[The request]:
Leaving out the pictures, please retype each record exactly.

## START Records for this task

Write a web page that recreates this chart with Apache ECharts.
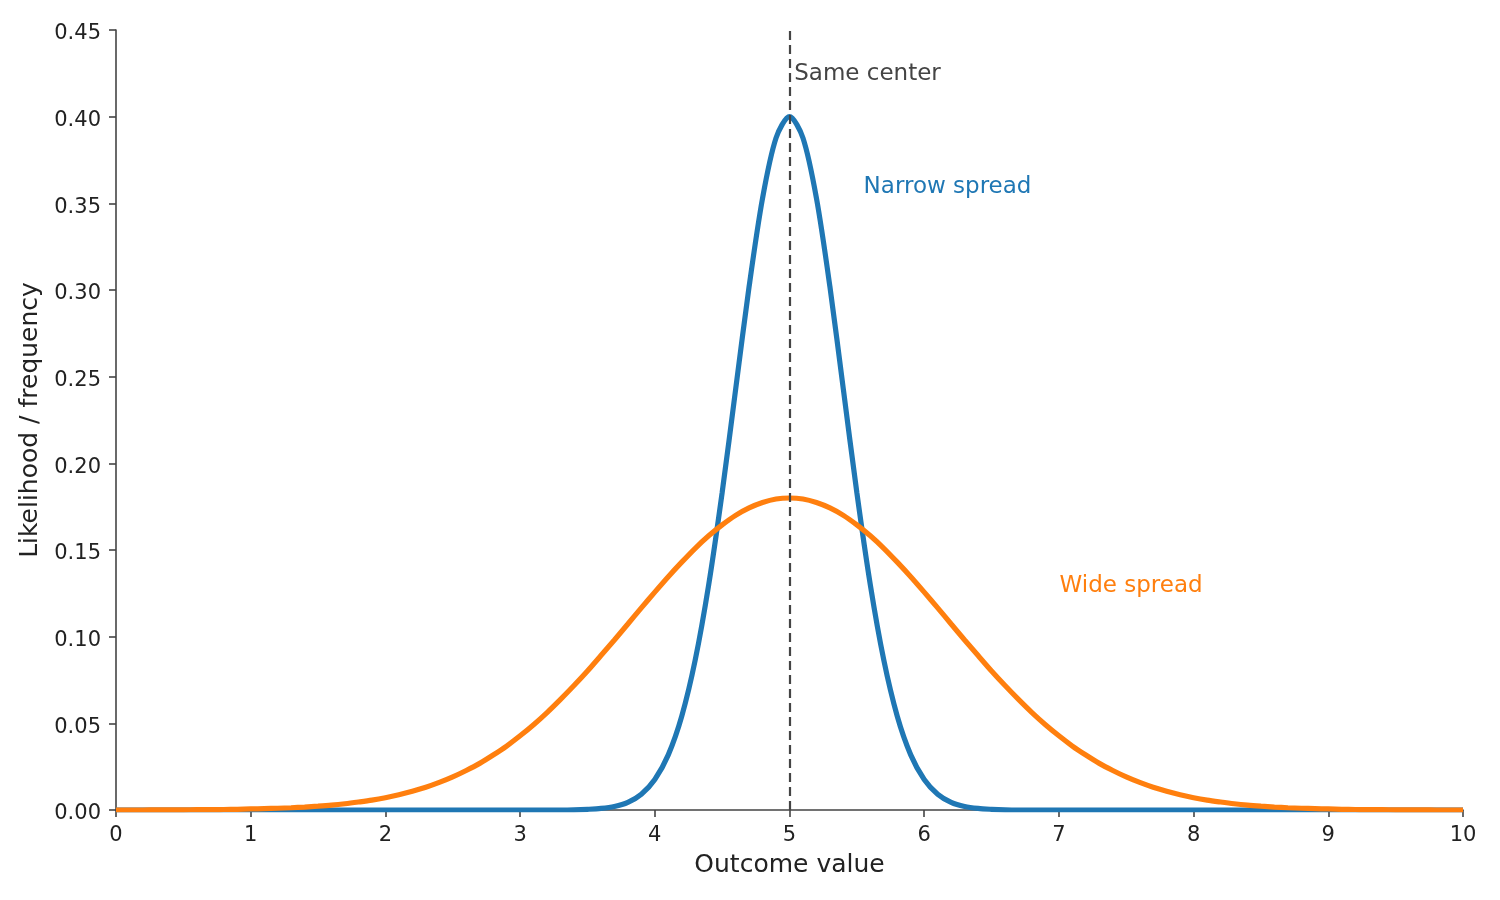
<!DOCTYPE html>
<html>
<head>
<meta charset="utf-8">
<script src="https://cdn.jsdelivr.net/npm/echarts@6/dist/echarts.min.js"></script>
<style>
html,body{margin:0;padding:0;background:#fff;}
#chart{width:1500px;height:900px;}
</style>
</head>
<body>
<div id="chart"></div>
<script>
// Sample positions along the outcome axis
const xs = [
 0.0,0.1,0.2,0.3,0.4,0.5,0.6,0.7,0.8,0.9,
 1.0,1.1,1.2,1.3,1.4,1.5,1.6,1.7,1.8,1.9,
 2.0,2.1,2.2,2.3,2.4,2.5,2.6,2.7,2.8,2.9,
 3.0,3.1,3.2,3.3,3.4,3.5,3.6,3.7,3.8,3.9,
 4.0,4.1,4.2,4.3,4.4,4.5,4.6,4.7,4.8,4.9,
 5.0,5.1,5.2,5.3,5.4,5.5,5.6,5.7,5.8,5.9,
 6.0,6.1,6.2,6.3,6.4,6.5,6.6,6.7,6.8,6.9,
 7.0,7.1,7.2,7.3,7.4,7.5,7.6,7.7,7.8,7.9,
 8.0,8.1,8.2,8.3,8.4,8.5,8.6,8.7,8.8,8.9,
 9.0,9.1,9.2,9.3,9.4,9.5,9.6,9.7,9.8,9.9,
 10.0
];

// Narrow spread (blue) values
const narrowSpread = [
 0,0,0,0,0,0,0,0,0,0,
 0,0,0,0,0,0,0,0,0,0,
 0,0,0,0,0,0,0,0,0,0,
 0,0,0,0,0.0001,0.0004,0.0009,0.0020,0.0044,0.0091,
 0.0176,0.0318,0.0541,0.0865,0.1299,0.1831,0.2426,0.3019,0.3530,0.3877,
 0.4000,
 0.3877,0.3530,0.3019,0.2426,0.1831,0.1299,0.0865,0.0541,0.0318,0.0176,
 0.0091,0.0044,0.0020,0.0009,0.0004,0.0001,0,0,0,0,
 0,0,0,0,0,0,0,0,0,0,
 0,0,0,0,0,0,0,0,0,0,
 0,0,0,0,0,0,0,0,0,0
];

// Wide spread (orange) values
const wideSpread = [
 0.0000,0.0000,0.0000,0.0001,0.0001,0.0001,0.0002,0.0002,0.0003,0.0004,
 0.0006,0.0008,0.0010,0.0013,0.0017,0.0022,0.0028,0.0036,0.0046,0.0057,
 0.0071,0.0088,0.0108,0.0131,0.0159,0.0191,0.0228,0.0269,0.0317,0.0369,
 0.0428,0.0492,0.0562,0.0638,0.0718,0.0802,0.0891,0.0981,0.1073,0.1166,
 0.1257,0.1346,0.1430,0.1510,0.1582,0.1645,0.1700,0.1743,0.1774,0.1794,
 0.1800,
 0.1794,0.1774,0.1743,0.1700,0.1645,0.1582,0.1510,0.1430,0.1346,0.1257,
 0.1166,0.1073,0.0981,0.0891,0.0802,0.0718,0.0638,0.0562,0.0492,0.0428,
 0.0369,0.0317,0.0269,0.0228,0.0191,0.0159,0.0131,0.0108,0.0088,0.0071,
 0.0057,0.0046,0.0036,0.0028,0.0022,0.0017,0.0013,0.0010,0.0008,0.0006,
 0.0004,0.0003,0.0002,0.0002,0.0001,0.0001,0.0001,0.0000,0.0000,0.0000
];

const centerValue = 5;
const annotations = [
 {text:'Same center', x:5.035, y:0.4245, color:'#444444'},
 {text:'Narrow spread', x:5.55, y:0.3595, color:'#1f77b4'},
 {text:'Wide spread', x:7.005, y:0.1295, color:'#ff7f0e'}
];

const FONT = 'DejaVu Sans';
const AXIS_COLOR = '#444444';
const TEXT_COLOR = '#222222';

function pairs(ys){ return xs.map((x,i)=>[x, ys[i]]); }

function annotationPoint(a){
  return {
    coord:[a.x, a.y],
    symbol:'circle',
    symbolSize:0,
    label:{
      show:true,
      formatter:a.text,
      position:'right',
      distance:0,
      color:a.color,
      fontFamily:FONT,
      fontSize:23,
      align:'left',
      verticalAlign:'middle'
    }
  };
}

const chart = echarts.init(document.getElementById('chart'), null, {renderer:'canvas'});
chart.setOption({
  animation:false,
  backgroundColor:'#ffffff',
  grid:{left:116, right:37, top:30, bottom:90, containLabel:false},
  xAxis:{
    type:'value', min:0, max:10, interval:1,
    name:'Outcome value', nameLocation:'middle', nameGap:43,
    nameTextStyle:{color:TEXT_COLOR, fontFamily:FONT, fontSize:25},
    axisLine:{show:true, onZero:false, lineStyle:{color:AXIS_COLOR, width:1.6}},
    axisTick:{show:true, inside:false, length:7, lineStyle:{color:AXIS_COLOR, width:1.6}},
    axisLabel:{color:TEXT_COLOR, fontFamily:FONT, fontSize:21, margin:15},
    splitLine:{show:false}
  },
  yAxis:{
    type:'value', min:0, max:0.45, interval:0.05,
    name:'Likelihood / frequency', nameLocation:'middle', nameGap:64,
    nameTextStyle:{color:TEXT_COLOR, fontFamily:FONT, fontSize:25},
    axisLine:{show:true, onZero:false, lineStyle:{color:AXIS_COLOR, width:1.6}},
    axisTick:{show:true, inside:false, length:7, lineStyle:{color:AXIS_COLOR, width:1.6}},
    axisLabel:{color:TEXT_COLOR, fontFamily:FONT, fontSize:21, margin:15,
      formatter:v=>'{t|' + v.toFixed(2) + '}',
      rich:{t:{color:TEXT_COLOR, fontFamily:FONT, fontSize:21, padding:[8,0,0,0]}}},
    splitLine:{show:false}
  },
  series:[
    {
      name:'Narrow spread', type:'line', data:pairs(narrowSpread),
      showSymbol:false, smooth:0.3, z:2,
      lineStyle:{color:'#1f77b4', width:5.2},
      itemStyle:{color:'#1f77b4'},
      markPoint:{silent:true, data:[annotationPoint(annotations[1])]}
    },
    {
      name:'Wide spread', type:'line', data:pairs(wideSpread),
      showSymbol:false, smooth:0.3, z:3,
      lineStyle:{color:'#ff7f0e', width:5.2},
      itemStyle:{color:'#ff7f0e'},
      markPoint:{silent:true, data:[annotationPoint(annotations[2])]}
    },
    {
      name:'Center', type:'line', data:[], z:4,
      markLine:{
        silent:true, symbol:['none','none'],
        label:{show:false},
        lineStyle:{color:AXIS_COLOR, width:2.2, type:[9,5]},
        data:[{xAxis:centerValue}]
      },
      markPoint:{silent:true, data:[annotationPoint(annotations[0])]}
    }
  ]
});
</script>
</body>
</html>
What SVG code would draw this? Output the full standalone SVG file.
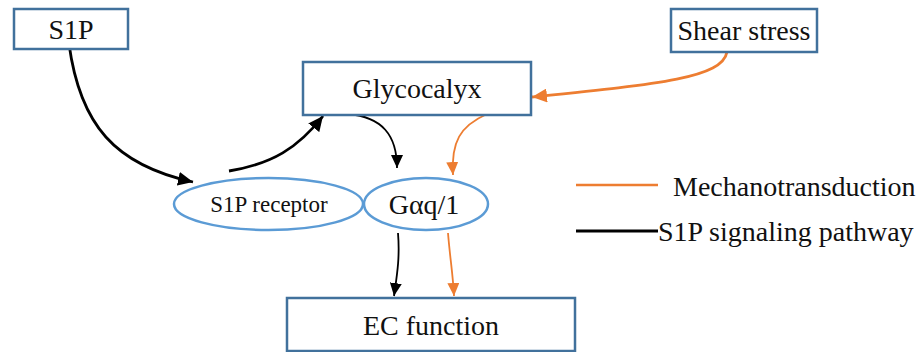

## END Records for this task

[Task solution]:
Write a web page that recreates this chart with Apache ECharts.
<!DOCTYPE html>
<html>
<head>
<meta charset="utf-8">
<script src="https://cdn.jsdelivr.net/npm/echarts@6/dist/echarts.min.js"></script>
<style>
html,body{margin:0;padding:0;background:#fff;}
#chart{width:1500px;height:900px;}
</style>
</head>
<body>
<div id="chart"></div>
<script>
// Sample positions along the outcome axis
const xs = [
 0.0,0.1,0.2,0.3,0.4,0.5,0.6,0.7,0.8,0.9,
 1.0,1.1,1.2,1.3,1.4,1.5,1.6,1.7,1.8,1.9,
 2.0,2.1,2.2,2.3,2.4,2.5,2.6,2.7,2.8,2.9,
 3.0,3.1,3.2,3.3,3.4,3.5,3.6,3.7,3.8,3.9,
 4.0,4.1,4.2,4.3,4.4,4.5,4.6,4.7,4.8,4.9,
 5.0,5.1,5.2,5.3,5.4,5.5,5.6,5.7,5.8,5.9,
 6.0,6.1,6.2,6.3,6.4,6.5,6.6,6.7,6.8,6.9,
 7.0,7.1,7.2,7.3,7.4,7.5,7.6,7.7,7.8,7.9,
 8.0,8.1,8.2,8.3,8.4,8.5,8.6,8.7,8.8,8.9,
 9.0,9.1,9.2,9.3,9.4,9.5,9.6,9.7,9.8,9.9,
 10.0
];

// Narrow spread (blue) values
const narrowSpread = [
 0,0,0,0,0,0,0,0,0,0,
 0,0,0,0,0,0,0,0,0,0,
 0,0,0,0,0,0,0,0,0,0,
 0,0,0,0,0.0001,0.0004,0.0009,0.0020,0.0044,0.0091,
 0.0176,0.0318,0.0541,0.0865,0.1299,0.1831,0.2426,0.3019,0.3530,0.3877,
 0.4000,
 0.3877,0.3530,0.3019,0.2426,0.1831,0.1299,0.0865,0.0541,0.0318,0.0176,
 0.0091,0.0044,0.0020,0.0009,0.0004,0.0001,0,0,0,0,
 0,0,0,0,0,0,0,0,0,0,
 0,0,0,0,0,0,0,0,0,0,
 0,0,0,0,0,0,0,0,0,0
];

// Wide spread (orange) values
const wideSpread = [
 0.0000,0.0000,0.0000,0.0001,0.0001,0.0001,0.0002,0.0002,0.0003,0.0004,
 0.0006,0.0008,0.0010,0.0013,0.0017,0.0022,0.0028,0.0036,0.0046,0.0057,
 0.0071,0.0088,0.0108,0.0131,0.0159,0.0191,0.0228,0.0269,0.0317,0.0369,
 0.0428,0.0492,0.0562,0.0638,0.0718,0.0802,0.0891,0.0981,0.1073,0.1166,
 0.1257,0.1346,0.1430,0.1510,0.1582,0.1645,0.1700,0.1743,0.1774,0.1794,
 0.1800,
 0.1794,0.1774,0.1743,0.1700,0.1645,0.1582,0.1510,0.1430,0.1346,0.1257,
 0.1166,0.1073,0.0981,0.0891,0.0802,0.0718,0.0638,0.0562,0.0492,0.0428,
 0.0369,0.0317,0.0269,0.0228,0.0191,0.0159,0.0131,0.0108,0.0088,0.0071,
 0.0057,0.0046,0.0036,0.0028,0.0022,0.0017,0.0013,0.0010,0.0008,0.0006,
 0.0004,0.0003,0.0002,0.0002,0.0001,0.0001,0.0001,0.0000,0.0000,0.0000
];

const centerValue = 5;
const annotations = [
 {text:'Same center', x:5.035, y:0.4245, color:'#444444'},
 {text:'Narrow spread', x:5.55, y:0.3595, color:'#1f77b4'},
 {text:'Wide spread', x:7.005, y:0.1295, color:'#ff7f0e'}
];

const FONT = 'DejaVu Sans';
const AXIS_COLOR = '#444444';
const TEXT_COLOR = '#222222';

function pairs(ys){ return xs.map((x,i)=>[x, ys[i]]); }

function annotationPoint(a){
  return {
    coord:[a.x, a.y],
    symbol:'circle',
    symbolSize:0,
    label:{
      show:true,
      formatter:a.text,
      position:'right',
      distance:0,
      color:a.color,
      fontFamily:FONT,
      fontSize:23,
      align:'left',
      verticalAlign:'middle'
    }
  };
}

const chart = echarts.init(document.getElementById('chart'), null, {renderer:'canvas'});
chart.setOption({
  animation:false,
  backgroundColor:'#ffffff',
  grid:{left:116, right:37, top:30, bottom:90, containLabel:false},
  xAxis:{
    type:'value', min:0, max:10, interval:1,
    name:'Outcome value', nameLocation:'middle', nameGap:43,
    nameTextStyle:{color:TEXT_COLOR, fontFamily:FONT, fontSize:25},
    axisLine:{show:true, onZero:false, lineStyle:{color:AXIS_COLOR, width:1.6}},
    axisTick:{show:true, inside:false, length:7, lineStyle:{color:AXIS_COLOR, width:1.6}},
    axisLabel:{color:TEXT_COLOR, fontFamily:FONT, fontSize:21, margin:15},
    splitLine:{show:false}
  },
  yAxis:{
    type:'value', min:0, max:0.45, interval:0.05,
    name:'Likelihood / frequency', nameLocation:'middle', nameGap:64,
    nameTextStyle:{color:TEXT_COLOR, fontFamily:FONT, fontSize:25},
    axisLine:{show:true, onZero:false, lineStyle:{color:AXIS_COLOR, width:1.6}},
    axisTick:{show:true, inside:false, length:7, lineStyle:{color:AXIS_COLOR, width:1.6}},
    axisLabel:{color:TEXT_COLOR, fontFamily:FONT, fontSize:21, margin:15,
      formatter:v=>'{t|' + v.toFixed(2) + '}',
      rich:{t:{color:TEXT_COLOR, fontFamily:FONT, fontSize:21, padding:[8,0,0,0]}}},
    splitLine:{show:false}
  },
  series:[
    {
      name:'Narrow spread', type:'line', data:pairs(narrowSpread),
      showSymbol:false, smooth:0.3, z:2,
      lineStyle:{color:'#1f77b4', width:5.2},
      itemStyle:{color:'#1f77b4'},
      markPoint:{silent:true, data:[annotationPoint(annotations[1])]}
    },
    {
      name:'Wide spread', type:'line', data:pairs(wideSpread),
      showSymbol:false, smooth:0.3, z:3,
      lineStyle:{color:'#ff7f0e', width:5.2},
      itemStyle:{color:'#ff7f0e'},
      markPoint:{silent:true, data:[annotationPoint(annotations[2])]}
    },
    {
      name:'Center', type:'line', data:[], z:4,
      markLine:{
        silent:true, symbol:['none','none'],
        label:{show:false},
        lineStyle:{color:AXIS_COLOR, width:2.2, type:[9,5]},
        data:[{xAxis:centerValue}]
      },
      markPoint:{silent:true, data:[annotationPoint(annotations[0])]}
    }
  ]
});
</script>
</body>
</html>
What SVG code would draw this? Output the full standalone SVG file.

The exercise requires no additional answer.